----- Source records -----

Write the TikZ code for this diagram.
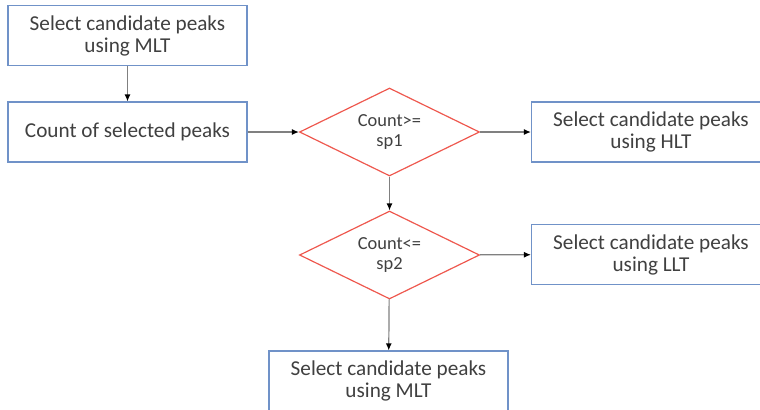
\documentclass[tikz,border=0pt]{standalone}
\definecolor{boxblue}{RGB}{112, 146, 200}
\definecolor{decred}{RGB}{238, 88, 78}
\definecolor{linegray}{RGB}{128, 128, 128}
\definecolor{textgray}{RGB}{64, 64, 64}
\usepackage{fontspec}
\setmainfont{Carlito}
\usepackage{tikz}
\usetikzlibrary{shapes, arrows.meta, positioning}

\begin{document}
\begin{tikzpicture}[x=0.5pt, y=-0.5pt,
  stepbox/.style={draw=boxblue, line width=0.6pt, fill=white, minimum width=119.5pt,
    minimum height=30pt, inner sep=0pt, align=center, text=textgray,
    font=\fontsize{10.6}{11}\selectfont},
  decision/.style={diamond, draw=decred, line width=0.6pt, aspect=2, minimum width=90pt,
    minimum height=44pt, inner sep=0pt, align=center, text=textgray,
    font=\fontsize{9.2}{9.6}\selectfont},
  flow/.style={draw=linegray, line width=0.6pt, -{Latex[black, length=3.5pt, width=3pt]}}]
  \clip (0, 0) rectangle (760, 409);

  % Left column
  \node[stepbox] (mlttop) at (127.5, 35.5) {Select candidate peaks\\using MLT};
  \node[stepbox] (count) at (127.5, 132) {Count of selected peaks};

  % Decisions
  \node[decision] (ge) at (389.5, 132) {Count>=\\sp1};
  \node[decision] (le) at (389.5, 255) {Count<=\\sp2};

  % Outcomes
  \node[stepbox] (hlt) at (651, 132) {Select candidate peaks\\using HLT};
  \node[stepbox] (llt) at (651, 254.5) {Select candidate peaks\\using LLT};
  \node[stepbox] (mltbot) at (388.5, 381) {Select candidate peaks\\using MLT};

  \draw[flow] (mlttop) -- (count);
  \draw[flow] (count) -- (ge);
  \draw[flow] (ge) -- (hlt);
  \draw[flow] (ge) -- (le);
  \draw[flow] (le) -- (llt);
  \draw[flow] (le) -- (mltbot);
\end{tikzpicture}
\end{document}
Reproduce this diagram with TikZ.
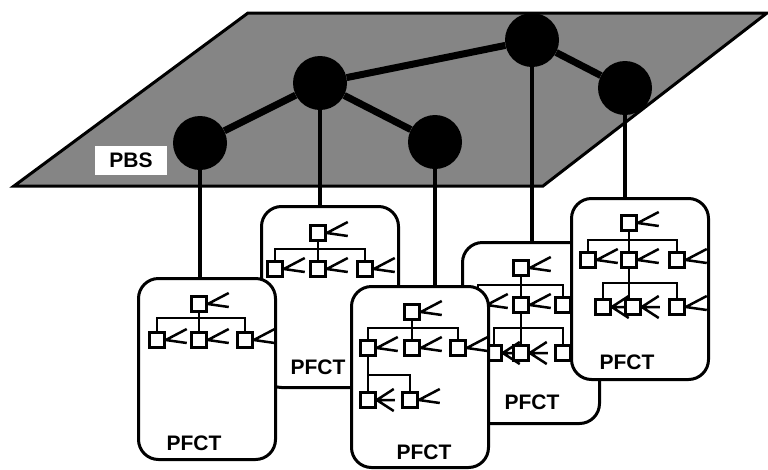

-----

* [To be done]: Repeat the material above verbatim, with no pictures in the output.

* [In response]:
Write the TikZ code for this diagram.
\documentclass[tikz,border=0pt]{standalone}
\definecolor{boxblue}{RGB}{112, 146, 200}
\definecolor{decred}{RGB}{238, 88, 78}
\definecolor{linegray}{RGB}{128, 128, 128}
\definecolor{textgray}{RGB}{64, 64, 64}
\usepackage{fontspec}
\setmainfont{Carlito}
\usepackage{tikz}
\usetikzlibrary{shapes, arrows.meta, positioning}

\begin{document}
\begin{tikzpicture}[x=0.5pt, y=-0.5pt,
  stepbox/.style={draw=boxblue, line width=0.6pt, fill=white, minimum width=119.5pt,
    minimum height=30pt, inner sep=0pt, align=center, text=textgray,
    font=\fontsize{10.6}{11}\selectfont},
  decision/.style={diamond, draw=decred, line width=0.6pt, aspect=2, minimum width=90pt,
    minimum height=44pt, inner sep=0pt, align=center, text=textgray,
    font=\fontsize{9.2}{9.6}\selectfont},
  flow/.style={draw=linegray, line width=0.6pt, -{Latex[black, length=3.5pt, width=3pt]}}]
  \clip (0, 0) rectangle (760, 409);

  % Left column
  \node[stepbox] (mlttop) at (127.5, 35.5) {Select candidate peaks\\using MLT};
  \node[stepbox] (count) at (127.5, 132) {Count of selected peaks};

  % Decisions
  \node[decision] (ge) at (389.5, 132) {Count>=\\sp1};
  \node[decision] (le) at (389.5, 255) {Count<=\\sp2};

  % Outcomes
  \node[stepbox] (hlt) at (651, 132) {Select candidate peaks\\using HLT};
  \node[stepbox] (llt) at (651, 254.5) {Select candidate peaks\\using LLT};
  \node[stepbox] (mltbot) at (388.5, 381) {Select candidate peaks\\using MLT};

  \draw[flow] (mlttop) -- (count);
  \draw[flow] (count) -- (ge);
  \draw[flow] (ge) -- (hlt);
  \draw[flow] (ge) -- (le);
  \draw[flow] (le) -- (llt);
  \draw[flow] (le) -- (mltbot);
\end{tikzpicture}
\end{document}
Reproduce this diagram with TikZ.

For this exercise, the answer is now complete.